- From: Kohsuke KAWAGUCHI <kohsuke.kawaguchi@eng.sun.com>
- Date: Thu, 22 Mar 2001 12:27:27 -0800
- To: www-xml-schema-comments@w3.org
Dear XML Schema WG members, As for lexical/value space of "language" type, the spec states that > The lexical space of language is the set of all strings that are valid > language identifiers as defined in the language identification section > of [XML 1.0 (Second Edition)]. But those production rules are thrown away in the 2nd edition. So please refer to the 1st edition or copy production rule into the spec. Also RFC 1766 explicitly states that the language identifiers are "to be treated as case insensitive", whereas the current definition of XML Schema considers that "en-US" and "EN-US" are different.

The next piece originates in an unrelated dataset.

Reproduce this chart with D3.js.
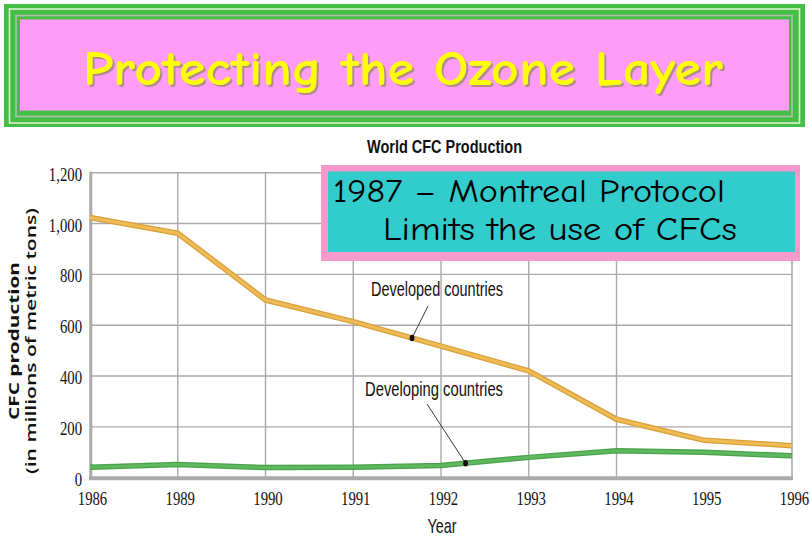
<!DOCTYPE html>
<html>
<head>
<meta charset="utf-8">
<script src="https://cdn.jsdelivr.net/npm/d3@7"></script>
<style>
  body { margin: 0; background: #ffffff; }
  svg { display: block; }
</style>
</head>
<body>
<div id="chart"></div>
<script>
// Define data
let years = ["1986", "1989", "1990", "1991", "1992", "1993", "1994", "1995", "1996"];
let developed = [1024, 962, 699, 614, 518, 420, 230, 147, 126];
let developing = [41, 52, 40, 41, 48, 80, 106, 100, 86];
let y_ticks = [0, 200, 400, 600, 800, 1000, 1200];
let grid_years = ["1989", "1990", "1991", "1992", "1993", "1994"];

let comic = "'Comic Sans MS', 'Comic Neue', 'DejaVu Sans', sans-serif";
let narrow = "'Liberation Sans Narrow', 'Liberation Sans', Arial, sans-serif";
let serif = "'Liberation Serif', 'Times New Roman', serif";

function BuildGraph(){
  let svg = d3.select('#chart')
    .append('svg')
    .attr('width', 810)
    .attr('height', 540);

  // Drop shadow for the banner title
  let shadow = svg.append('defs').append('filter')
    .attr('id', 'shadow')
    .attr('x', '-5%').attr('y', '-20%').attr('width', '110%').attr('height', '140%');
  shadow.append('feDropShadow')
    .attr('dx', 2).attr('dy', 2).attr('stdDeviation', 0.6)
    .attr('flood-color', '#a08870').attr('flood-opacity', 0.85);

  // Title banner
  let banner = svg.append('g');
  banner.append('rect')
    .attr('x', 4).attr('y', 4).attr('width', 801).attr('height', 123)
    .attr('fill', '#44bf44');
  banner.append('rect')
    .attr('x', 9.5).attr('y', 9).attr('width', 790).attr('height', 114)
    .attr('fill', 'none').attr('stroke', '#d9f2d0').attr('stroke-width', 1.6);
  banner.append('rect')
    .attr('x', 16).attr('y', 15.5).attr('width', 776).attr('height', 101)
    .attr('fill', 'none').attr('stroke', '#b4bcb4').attr('stroke-width', 1.6);
  banner.append('rect')
    .attr('x', 20).attr('y', 19.5).attr('width', 769).attr('height', 91)
    .attr('fill', '#ff9cf7');
  banner.append('text')
    .attr('x', 83).attr('y', 85)
    .attr('textLength', 640).attr('lengthAdjust', 'spacingAndGlyphs')
    .style('font-family', comic).style('font-size', '48px').style('font-weight', 'bold')
    .attr('fill', '#ffff00')
    .attr('filter', 'url(#shadow)')
    .text('Protecting the Ozone Layer');

  // Scales
  let x_scale = d3.scalePoint()
    .domain(years)
    .range([90, 792]);
  let y_scale = d3.scaleLinear()
    .domain([0, 1200])
    .range([477.7, 172.7]);

  // Gridlines
  svg.append('g').selectAll('line')
    .data(y_ticks.filter((d) => d > 0))
    .enter().append('line')
    .attr('x1', 90).attr('x2', 792)
    .attr('y1', (d) => y_scale(d)).attr('y2', (d) => y_scale(d))
    .attr('stroke', '#aaaaaa').attr('stroke-width', 1.4);
  svg.append('g').selectAll('line')
    .data(grid_years)
    .enter().append('line')
    .attr('x1', (d) => x_scale(d)).attr('x2', (d) => x_scale(d))
    .attr('y1', y_scale(1200)).attr('y2', y_scale(0))
    .attr('stroke', '#aaaaaa').attr('stroke-width', 1.4);
  svg.append('line')
    .attr('x1', x_scale("1996")).attr('x2', x_scale("1996"))
    .attr('y1', y_scale(1200)).attr('y2', y_scale(0))
    .attr('stroke', '#aaaaaa').attr('stroke-width', 1.6);

  // Axes
  let y_axis = d3.axisLeft(y_scale)
    .tickValues(y_ticks)
    .tickSize(0)
    .tickPadding(0)
    .tickFormat(d3.format(","));
  let gy = svg.append('g')
    .attr('transform', 'translate(90,0)')
    .call(y_axis);
  gy.select('.domain').remove();
  gy.selectAll('text')
    .attr('x', 0)
    .attr('dy', '0.42em')
    .attr('transform', 'translate(-8,0) scale(0.82,1)')
    .style('font-family', serif)
    .style('font-size', '18px')
    .attr('fill', '#111');

  let x_axis = d3.axisBottom(x_scale)
    .tickSize(0)
    .tickPadding(15);
  let gx = svg.append('g')
    .attr('transform', 'translate(2,' + y_scale(0) + ')')
    .call(x_axis);
  gx.select('.domain').remove();
  gx.selectAll('text')
    .attr('transform', 'scale(0.82,1)')
    .style('font-family', serif)
    .style('font-size', '18px')
    .attr('fill', '#111');

  svg.append('line')
    .attr('x1', 90.8).attr('x2', 90.8)
    .attr('y1', y_scale(1200) - 1).attr('y2', y_scale(0) + 2)
    .attr('stroke', '#aaaaaa').attr('stroke-width', 3);
  svg.append('line')
    .attr('x1', 89).attr('x2', 793)
    .attr('y1', y_scale(0) + 0.5).attr('y2', y_scale(0) + 0.5)
    .attr('stroke', '#aaaaaa').attr('stroke-width', 4);

  // Lines
  let line = d3.line()
    .x((d, i) => x_scale(years[i]))
    .y((d) => y_scale(d));
  svg.append('path').datum(developed)
    .attr('d', line).attr('fill', 'none')
    .attr('stroke', '#d9a03a').attr('stroke-width', 5.5).attr('stroke-linejoin', 'round');
  svg.append('path').datum(developed)
    .attr('d', line).attr('fill', 'none')
    .attr('stroke', '#efbb55').attr('stroke-width', 3).attr('stroke-linejoin', 'round');
  svg.append('path').datum(developing)
    .attr('d', line).attr('fill', 'none')
    .attr('stroke', '#4aa24a').attr('stroke-width', 5.5).attr('stroke-linejoin', 'round');
  svg.append('path').datum(developing)
    .attr('d', line).attr('fill', 'none')
    .attr('stroke', '#5fb85f').attr('stroke-width', 3).attr('stroke-linejoin', 'round');

  // Annotation dots and leaders
  function pointAt(values, i, t){
    let x = x_scale(years[i]) + t * (x_scale(years[i + 1]) - x_scale(years[i]));
    let y = y_scale(values[i] + t * (values[i + 1] - values[i]));
    return [x, y];
  }
  let p1 = pointAt(developed, 3, 0.67);
  let p2 = pointAt(developing, 4, 0.28);

  svg.append('line')
    .attr('x1', 428).attr('y1', 306)
    .attr('x2', p1[0]).attr('y2', p1[1])
    .attr('stroke', '#222').attr('stroke-width', 0.9);
  svg.append('ellipse')
    .attr('cx', p1[0]).attr('cy', p1[1]).attr('rx', 2.4).attr('ry', 3.2)
    .attr('fill', '#111');
  svg.append('line')
    .attr('x1', 427).attr('y1', 404)
    .attr('x2', p2[0]).attr('y2', p2[1])
    .attr('stroke', '#222').attr('stroke-width', 0.9);
  svg.append('ellipse')
    .attr('cx', p2[0]).attr('cy', p2[1]).attr('rx', 2.4).attr('ry', 3.2)
    .attr('fill', '#111');

  svg.append('text')
    .attr('x', 371).attr('y', 296)
    .attr('textLength', 132).attr('lengthAdjust', 'spacingAndGlyphs')
    .style('font-family', narrow).style('font-size', '21px')
    .attr('fill', '#111')
    .text('Developed countries');
  svg.append('text')
    .attr('x', 365).attr('y', 396)
    .attr('textLength', 138).attr('lengthAdjust', 'spacingAndGlyphs')
    .style('font-family', narrow).style('font-size', '21px')
    .attr('fill', '#111')
    .text('Developing countries');

  // Chart title and axis titles
  svg.append('text')
    .attr('x', 367).attr('y', 153)
    .attr('textLength', 155).attr('lengthAdjust', 'spacingAndGlyphs')
    .style('font-family', narrow).style('font-size', '19px').style('font-weight', 'bold')
    .attr('fill', '#111')
    .text('World CFC Production');

  svg.append('text')
    .attr('x', 442).attr('y', 533)
    .attr('text-anchor', 'middle')
    .attr('textLength', 29).attr('lengthAdjust', 'spacingAndGlyphs')
    .style('font-family', narrow).style('font-size', '21px')
    .attr('fill', '#111')
    .text('Year');

  svg.append('text')
    .attr('transform', 'translate(19,341)rotate(-90)')
    .attr('text-anchor', 'middle')
    .attr('textLength', 158).attr('lengthAdjust', 'spacingAndGlyphs')
    .style('font-family', "'Open Sans', 'DejaVu Sans', sans-serif")
    .style('font-size', '15px').style('font-weight', 'bold')
    .attr('fill', '#111')
    .text('CFC production');
  svg.append('text')
    .attr('transform', 'translate(36,341)rotate(-90)')
    .attr('text-anchor', 'middle')
    .attr('textLength', 266).attr('lengthAdjust', 'spacingAndGlyphs')
    .style('font-family', "'Open Sans', 'DejaVu Sans', sans-serif")
    .style('font-size', '15px').style('font-weight', '600')
    .attr('fill', '#111')
    .text('(in millions of metric tons)');

  // Montreal Protocol box
  let note = svg.append('g');
  note.append('rect')
    .attr('x', 321).attr('y', 165).attr('width', 479).attr('height', 96)
    .attr('fill', '#f79acb');
  note.append('rect')
    .attr('x', 328).attr('y', 171.5).attr('width', 467).attr('height', 80.5)
    .attr('fill', '#33cccc');
  note.append('text')
    .attr('x', 333).attr('y', 202)
    .attr('textLength', 392).attr('lengthAdjust', 'spacingAndGlyphs')
    .style('font-family', comic).style('font-size', '33px')
    .attr('fill', '#000')
    .text('1987 \u2013 Montreal Protocol');
  note.append('text')
    .attr('x', 383).attr('y', 240)
    .attr('textLength', 354).attr('lengthAdjust', 'spacingAndGlyphs')
    .style('font-family', comic).style('font-size', '33px')
    .attr('fill', '#000')
    .text('Limits the use of CFCs');
}

document.addEventListener('DOMContentLoaded', function(){
  BuildGraph();
});
</script>
</body>
</html>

If the intention of Schema WG is to treat them as case sensitive, please explicitly state so because this is inconsistent with RFC1766. If this is not the intention of Schema WG, please make it a primitive type. Furthermore, the pattern facet which I found in normative definition: > "([a-zA-Z]{2}|[iI]-[a-zA-Z]+|[xX]-[a-zA-Z]+)(-[a-zA-Z]+)* does not correctly model BNF specified in RFC 1766. > Language-Tag = Primary-tag *( "-" Subtag ) > Primary-tag = 1*8ALPHA > Subtag = 1*8ALPHA As you see, every "subtag" must be no longer than 8 characters, but this constraint have not implemented in the normative definition. (maybe this is a problem of XML1.0 spec) To incorporate this constraint, pattern facet should be changed to > "([a-zA-Z]{2}|[iI]-[a-zA-Z]+|[xX]-[a-zA-Z]{1,8})(-[a-zA-Z]{1,8})* Also, semantics of "length" facet for "language" type is not defined at all. This should be defined in section 4.3.1 regards, ---------------------- K.Kawaguchi E-Mail: k-kawa@bigfoot.com
Received on Thursday, 22 March 2001 15:27:16 UTC